Rearranging the furniture
By KRISTI ALBERTSON
Hillstead's to focus exclusively on living-room furnishings
The Daily Inter Lake
Change is the one thing that has remained constant at Hillstead's Home Furnishings.
In its 56-year life span, the business has metamorphosed from a clothing store to a department store to a furniture store. After Labor Day, it will begin yet another transformation.
For more than 30 years, Hillstead's has sold furniture for nearly every room in the house, from the bedroom to the dining room to the living room. Now, however, the store will focus on the latter.
"The key to the furniture business is turns," said Joel Hillstead, chairman of the board and the second of four generations of Hillsteads to work at the store. "We realized we had an inordinate amount of slow-moving merchandise."

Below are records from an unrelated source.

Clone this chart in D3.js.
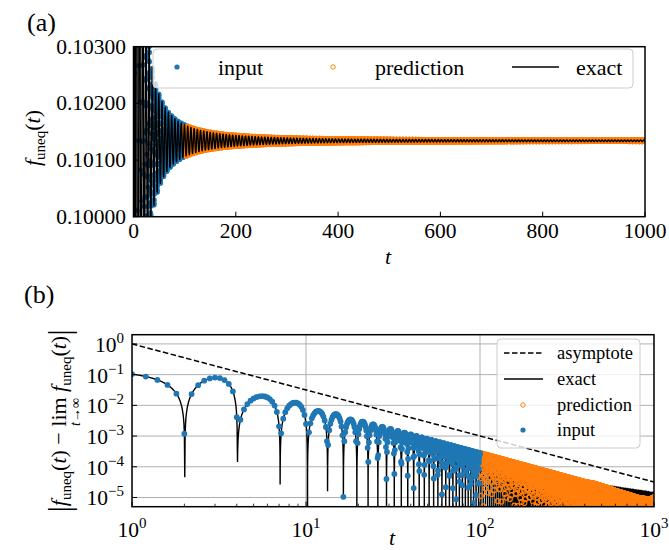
<!DOCTYPE html>
<html><head><meta charset="utf-8">
<script src="https://cdn.jsdelivr.net/npm/d3@7"></script>
<style>
body{margin:0;background:#fff;}
svg{display:block;}
svg text{font-family:'Liberation Serif','Times New Roman','Nimbus Roman',serif;}
</style></head><body>
<svg id="c" width="669" height="550" font-family="Liberation Serif"></svg>
<script>
// ---------------- data ----------------
const plateau = 0.10134;                       // lim f_uneq(t) (flat level of panel a)
const inputStep = 0.2;                         // spacing of the input / prediction samples
const inputEnd = 100, predEnd = 1000;
// zeros of f_uneq(t) - lim (dips of panel b); first entry is where the falling branch before t=2 starts
const zeroT = [-2.0, 2.0104, 4.033, 7.1013, 10.2, 13.3024, 16.402, 19.6];
// heights of the arches between consecutive zeros (panel b)
const archPeak = [0.146, 0.080, 0.020, 0.0123, 0.0066, 0.0052, 0.0035];
const laterZeroSpacing = 3.14;                 // spacing of later dips
// upper edge of the oscillation at later times (panel b)
const envT = [21, 50, 100, 200, 400, 700, 1000];
const envA = [0.0030, 8.1e-4, 2.8e-4, 0.95e-4, 3.2e-5, 1.8e-5, 1.3e-5];
// prediction / exact amplitude ratio at late times
const predRatioT = [100, 450, 600, 800, 950, 1000];
const predRatio  = [1, 1, 0.78, 0.62, 0.62, 0.78];
// asymptote (dashed) end points
const asymT = [1, 1000];
const asymV = [1, 3.2e-5];
// ticks
const aXTicks = [0, 200, 400, 600, 800, 1000];
const aYTicks = [0.100, 0.101, 0.102, 0.103];
const aYLabels = ["0.10000", "0.10100", "0.10200", "0.10300"];
const bXTicks = [1, 10, 100, 1000];
const bXExp = ["0", "1", "2", "3"];
const bYTicks = [1, 1e-1, 1e-2, 1e-3, 1e-4, 1e-5];
const bYExp = ["0", "−1", "−2", "−3", "−4", "−5"];
const legendA = ["input", "prediction", "exact"];
const legendB = ["asymptote", "exact", "prediction", "input"];
const BLUE = "#1f77b4", ORANGE = "#ff7f0e";
const FONT = "'Liberation Serif','Times New Roman',serif";

// ---------------- model of the curve from the read values ----------------
const Z = zeroT.slice();
while (Z[Z.length - 1] < 1005) Z.push(Z[Z.length - 1] + laterZeroSpacing);
const envS = d3.scaleLinear().domain(envT.map(Math.log10)).range(envA.map(Math.log10)).clamp(true);
const env = t => Math.pow(10, envS(Math.log10(t)));
const AMP = Z.slice(0, -1).map((z, k) => k < archPeak.length ? archPeak[k] : env((z + Z[k + 1]) / 2));
function dev(t) {
  const k = d3.bisectRight(Z, t) - 1;
  const z0 = Z[k], z1 = Z[k + 1];
  return (k % 2 === 0 ? 1 : -1) * AMP[k] * Math.sin(Math.PI * (t - z0) / (z1 - z0));
}
const ratioS = d3.scaleLinear().domain(predRatioT).range(predRatio).clamp(true);
const nIn = Math.round(inputEnd / inputStep), nAll = Math.round(predEnd / inputStep);
const inputT = d3.range(0, nIn + 1).map(k => k * inputStep);
const predT = d3.range(nIn + 1, nAll + 1).map(k => k * inputStep);
const inputD = inputT.map(t => ({t, d: dev(t)}));
const predD = predT.map(t => ({t, d: dev(t) * ratioS(t)}));

const svg = d3.select("#c");
const defs = svg.append("defs");
const txt = (sel) => sel.append("text").attr("font-family", FONT);

// ======================= panel (a) =======================
const xA = d3.scaleLinear().domain([0, 1000]).range([133.5, 645]);
const yA = d3.scaleLinear().domain([0.100, 0.103]).range([216.7, 46.7]);
defs.append("clipPath").attr("id", "clipA").append("rect")
  .attr("x", xA(0)).attr("y", yA(0.103)).attr("width", xA(1000) - xA(0)).attr("height", yA(0.1) - yA(0.103));
const gA = svg.append("g").attr("clip-path", "url(#clipA)");
gA.append("g").selectAll("circle").data(inputD.filter(p => Math.abs(p.d) < 0.003)).join("circle")
  .attr("cx", p => xA(p.t)).attr("cy", p => yA(plateau + p.d)).attr("r", 2.6).attr("fill", BLUE);
gA.append("g").selectAll("circle").data(predD).join("circle")
  .attr("cx", p => xA(p.t)).attr("cy", p => yA(plateau + p.d)).attr("r", 2.3)
  .attr("fill", "none").attr("stroke", ORANGE).attr("stroke-width", 1.1);
const exactA = d3.range(0, 20001).map(k => k / 20).map(t => [t, plateau + dev(t)]);
gA.append("path").attr("d", d3.line().x(d => xA(d[0])).y(d => yA(Math.max(0.095, Math.min(0.108, d[1]))))(exactA))
  .attr("fill", "none").attr("stroke", "#000").attr("stroke-width", 1.4);
// frame & ticks
svg.append("rect").attr("x", xA(0)).attr("y", yA(0.103)).attr("width", xA(1000) - xA(0)).attr("height", yA(0.1) - yA(0.103))
  .attr("fill", "none").attr("stroke", "#000").attr("stroke-width", 1.5);
const axA = svg.append("g");
aXTicks.forEach(v => {
  axA.append("line").attr("x1", xA(v)).attr("x2", xA(v)).attr("y1", yA(0.1)).attr("y2", yA(0.1) - 5).attr("stroke", "#000");
  txt(axA).attr("x", xA(v)).attr("y", 238).attr("text-anchor", "middle").attr("font-size", 21.5).text(v);
});
aYTicks.forEach((v, i) => {
  axA.append("line").attr("x1", xA(0)).attr("x2", xA(0) + 5).attr("y1", yA(v)).attr("y2", yA(v)).attr("stroke", "#000");
  txt(axA).attr("x", 126).attr("y", yA(v) + 7).attr("text-anchor", "end").attr("font-size", 21.5).text(aYLabels[i]);
});
txt(svg).attr("x", 388).attr("y", 264).attr("text-anchor", "middle").attr("font-size", 22).attr("font-style", "italic").text("t");
const ylA = txt(svg).attr("transform", "translate(40,138) rotate(-90)").attr("text-anchor", "middle").attr("font-size", 22);
ylA.append("tspan").attr("font-style", "italic").text("f");
ylA.append("tspan").attr("font-size", 15).attr("dy", 5).text("uneq");
ylA.append("tspan").attr("dy", -5).text("(");
ylA.append("tspan").attr("font-style", "italic").text("t");
ylA.append("tspan").text(")");
txt(svg).attr("x", 27).attr("y", 31).attr("font-size", 26).text("(a)");
// legend (a)
const lgA = svg.append("g");
lgA.append("rect").attr("x", 153).attr("y", 49).attr("width", 480).attr("height", 39).attr("rx", 4)
  .attr("fill", "#fff").attr("fill-opacity", 0.8).attr("stroke", "#ccc");
lgA.append("circle").attr("cx", 177).attr("cy", 67).attr("r", 2.6).attr("fill", BLUE);
txt(lgA).attr("x", 218).attr("y", 74.5).attr("font-size", 22).text(legendA[0]);
lgA.append("circle").attr("cx", 333).attr("cy", 67).attr("r", 2.2).attr("fill", "none").attr("stroke", ORANGE);
txt(lgA).attr("x", 375).attr("y", 74.5).attr("font-size", 22).text(legendA[1]);
lgA.append("line").attr("x1", 512).attr("x2", 559).attr("y1", 67).attr("y2", 67).attr("stroke", "#000").attr("stroke-width", 1.4);
txt(lgA).attr("x", 576).attr("y", 74.5).attr("font-size", 22).text(legendA[2]);

// ======================= panel (b) =======================
const xB = d3.scaleLog().domain([1, 1000]).range([132, 654]);
const yB = d3.scaleLog().domain([Math.pow(10, -5.3), Math.pow(10, 0.3)]).range([506.7, 334.7]);
const yTop = yB.range()[1], yBot = yB.range()[0];
defs.append("clipPath").attr("id", "clipB").append("rect")
  .attr("x", xB(1)).attr("y", yTop).attr("width", xB(1000) - xB(1)).attr("height", yBot - yTop);
const gB = svg.append("g").attr("clip-path", "url(#clipB)");
// grid
bYTicks.forEach(v => gB.append("line").attr("x1", xB(1)).attr("x2", xB(1000)).attr("y1", yB(v)).attr("y2", yB(v))
  .attr("stroke", "#b0b0b0").attr("stroke-width", 1));
bXTicks.forEach(v => gB.append("line").attr("x1", xB(v)).attr("x2", xB(v)).attr("y1", yTop).attr("y2", yBot)
  .attr("stroke", "#b0b0b0").attr("stroke-width", 1));
// asymptote
gB.append("path").attr("d", d3.line().x((d, i) => xB(asymT[i])).y(d => yB(d))(asymV))
  .attr("fill", "none").attr("stroke", "#000").attr("stroke-width", 1.5).attr("stroke-dasharray", "5.5,2.5");
// exact
const exactTB = d3.range(100, 10000).map(k => k / 100).concat(d3.range(2000, 20001).map(k => k / 20));
const lo = 1e-8;
gB.append("path").attr("d", d3.line().x(t => xB(t)).y(t => yB(Math.max(lo, Math.abs(dev(t)))))(exactTB))
  .attr("fill", "none").attr("stroke", "#000").attr("stroke-width", 1.4);
// prediction
gB.append("g").selectAll("circle").data(predD.filter(p => Math.abs(p.d) > 2e-6)).join("circle")
  .attr("cx", p => xB(p.t)).attr("cy", p => yB(Math.abs(p.d))).attr("r", 2.5)
  .attr("fill", "none").attr("stroke", ORANGE).attr("stroke-width", 1.2);
// input
gB.append("g").selectAll("circle").data(inputD.filter(p => p.t >= 1 - 1e-9 && Math.abs(p.d) > 2e-6)).join("circle")
  .attr("cx", p => xB(p.t)).attr("cy", p => yB(Math.abs(p.d))).attr("r", 2.9).attr("fill", BLUE);
// frame & ticks
svg.append("rect").attr("x", xB(1)).attr("y", yTop).attr("width", xB(1000) - xB(1)).attr("height", yBot - yTop)
  .attr("fill", "none").attr("stroke", "#000").attr("stroke-width", 1.5);
const axB = svg.append("g");
bXTicks.forEach((v, i) => {
  axB.append("line").attr("x1", xB(v)).attr("x2", xB(v)).attr("y1", yBot).attr("y2", yBot - 5).attr("stroke", "#000");
  const tx = txt(axB).attr("x", xB(v)).attr("y", 536.5).attr("text-anchor", "middle").attr("font-size", 21.5);
  tx.append("tspan").text("10");
  tx.append("tspan").attr("font-size", 15).attr("dy", -9).text(bXExp[i]);
});
[1, 10, 100].forEach(d => d3.range(2, 10).forEach(m => {
  axB.append("line").attr("x1", xB(m * d)).attr("x2", xB(m * d)).attr("y1", yBot).attr("y2", yBot - 3).attr("stroke", "#000").attr("stroke-width", 0.8);
}));
bYTicks.forEach((v, i) => {
  axB.append("line").attr("x1", xB(1)).attr("x2", xB(1) + 5).attr("y1", yB(v)).attr("y2", yB(v)).attr("stroke", "#000");
  const tx = txt(axB).attr("x", 124).attr("y", yB(v) + 8).attr("text-anchor", "end").attr("font-size", 21.5);
  tx.append("tspan").text("10");
  tx.append("tspan").attr("font-size", 15).attr("dy", -9).text(bYExp[i]);
});
txt(svg).attr("x", 392).attr("y", 545).attr("text-anchor", "middle").attr("font-size", 22).attr("font-style", "italic").text("t");
txt(svg).attr("x", 24).attr("y", 303).attr("font-size", 26).text("(b)");
// y label of (b)
const ylB = svg.append("g").attr("transform", "translate(66,421) rotate(-90)");
const lbl = txt(ylB).attr("text-anchor", "middle").attr("font-size", 22);
const pieces = [
  {s: "|", size: 32, dy: 4}, {s: "f", it: true, dy: -4}, {s: "uneq", size: 15, dy: 5}, {s: "(", dy: -5}, {s: "t", it: true}, {s: ")"},
  {s: " − "}, {s: "lim", lim: true}, {s: " "}, {s: "f", it: true}, {s: "uneq", size: 15, dy: 5}, {s: "(", dy: -5}, {s: "t", it: true}, {s: ")"},
  {s: "|", size: 32, dy: 4}
];
let limStart = 0, idx = 0;
pieces.forEach(p => {
  if (p.lim) limStart = idx;
  const ts = lbl.append("tspan").text(p.s);
  if (p.size) ts.attr("font-size", p.size);
  if (p.it) ts.attr("font-style", "italic");
  if (p.dy) ts.attr("dy", p.dy);
  idx += p.s.length;
});
const lnode = lbl.node();
const a0 = lnode.getStartPositionOfChar(limStart).x, a1 = lnode.getEndPositionOfChar(limStart + 2).x;
const sub = txt(ylB).attr("x", (a0 + a1) / 2).attr("y", 14).attr("text-anchor", "middle").attr("font-size", 14);
sub.append("tspan").attr("font-style", "italic").text("t");
sub.append("tspan").text("→∞");
// legend (b)
const lgB = svg.append("g");
lgB.append("rect").attr("x", 497).attr("y", 339).attr("width", 143).attr("height", 109).attr("rx", 4)
  .attr("fill", "#fff").attr("fill-opacity", 0.8).attr("stroke", "#ccc");
const rowY = [353, 379, 405, 430];
lgB.append("line").attr("x1", 504).attr("x2", 543).attr("y1", rowY[0]).attr("y2", rowY[0]).attr("stroke", "#000").attr("stroke-width", 1.5).attr("stroke-dasharray", "5.5,2.5");
lgB.append("line").attr("x1", 504).attr("x2", 543).attr("y1", rowY[1]).attr("y2", rowY[1]).attr("stroke", "#000").attr("stroke-width", 1.4);
lgB.append("circle").attr("cx", 523).attr("cy", rowY[2]).attr("r", 2.2).attr("fill", "none").attr("stroke", ORANGE);
lgB.append("circle").attr("cx", 523).attr("cy", rowY[3]).attr("r", 2.6).attr("fill", BLUE);
legendB.forEach((s, i) => txt(lgB).attr("x", 557).attr("y", rowY[i] + 5.5).attr("font-size", 18.5).text(s));
</script></body></html>
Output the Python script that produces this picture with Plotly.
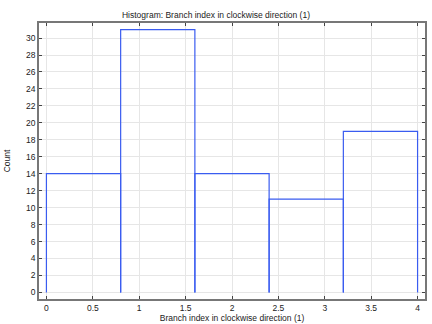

People replace living-room furniture far more often than they do dining or bedroom furniture, he explained, estimating that 80 percent of his customers still have the same bedroom set they had when they got married.
"You'll pass it on to your kids before you buy a new one," he said.
People are less concerned about bedroom or dining furniture because fewer people see those rooms.
"The living room is where most people want to give that appearance of being up-to-date and modern and fresh," he said.
Since living-room furniture is so much more popular, Hillstead's will focus on it exclusively.
"Having 70 percent of your inventory tied up in something that's producing 30 percent of your volume doesn't make much sense. It's just economy is all it is," Hillstead said. "We want to have the things our customers are buying."
The store will also carry more high-end furniture in the future. It will always carry affordable items, Hillstead said, but he and his family want to provide "nicer-line upholstery" for customers who want it.
"Our idea is to compete price-wise, but we also want to be in better lines of furniture," he said. "A lot of people can't afford a $2,500 sofa. But a lot of people can, and they're moving into our valley."
Available space was another factor in the Hillsteads' decision to focus on living-room furniture. The store is about 13,000 square feet; some furniture stores in the valley are five times that size, Hillstead said. His son, Cole, who owns and manages the store with his wife, Cathy, decided Hillstead's needed to take a new route in order to be competitive.
"Cole realized we didn't have the room to do all we wanted to do," he said.
They didn't want to relocate, he said; they've been very successful on East Idaho Street.
"The saying is, 'Location, location, location,'" Hillstead said. "So why move and give up the location? We decided to make the best of what we have."
There is no room for expansion because the property around the store is not for sale. Instead, the Hillsteads will improve and remodel the existing store.
"It will have a nice, new look on the outside," Hillstead said. "I think a fresh look and a fresh start is really what we want to do."
It's not the business' first fresh start. Hillstead's initially dealt strictly in clothing, after Joel's parents, Bill and Bird Hillstead, bought and renamed Winkler's Clothing Store in 1950.
In 1975, their son bought Buttrey's Department Store. The new owners retained many of the old employees and merchandise, which included furniture.
A year later, when the building burned down, Hillstead's relocated to the Gateway West Mall. The store was there for 20 years, and during that time branches opened in Whitefish, Helena and Butte.
When its lease at Gateway West ran out, Hillstead's closed every department but furniture. In 1995, it moved to its current location on East Idaho. Since then, the store has dealt solely in home furnishings.
Hillstead's outside remodel will begin shortly after Labor Day. It will include improving and finishing the store's parking lot, which will more than double existing parking, Cole Hillstead said. The store will have a new entrance toward the back of the store, where the new parking will go, and a new, as yet undetermined, name.
A 2,200-square-foot room in the store that has previously held dining room furniture will become The Mattress Company. Until now, The Mattress Company has been part of Hillstead's Home Furnishings, but it will become its own entity - still Hillstead owned and operated - with its own entrance.
They will lower that room's ceiling, Hillstead said, and improve lighting throughout the store. Current lighting is "very, very poor," he said. "The goal is when somebody walks into the store, they can see what they're buying."
Hillstead's will remain open throughout most of the remodel, he said. The transformation will take place in phases, with only part of the store being worked on at once.
"We're going to do like the groceries do and work around the workmen as best we can," he said. "But it probably will get to the point where we have to close the store for just a short period of time."
To make room for the new furniture, everything in the store must be sold. Every item is marked down, and if last week's sales are any indication, Hillstead expects it all to be gone in about 60 days.
"Everything will be sold eventually," he said. "People ought to take advantage of it while we've still got it."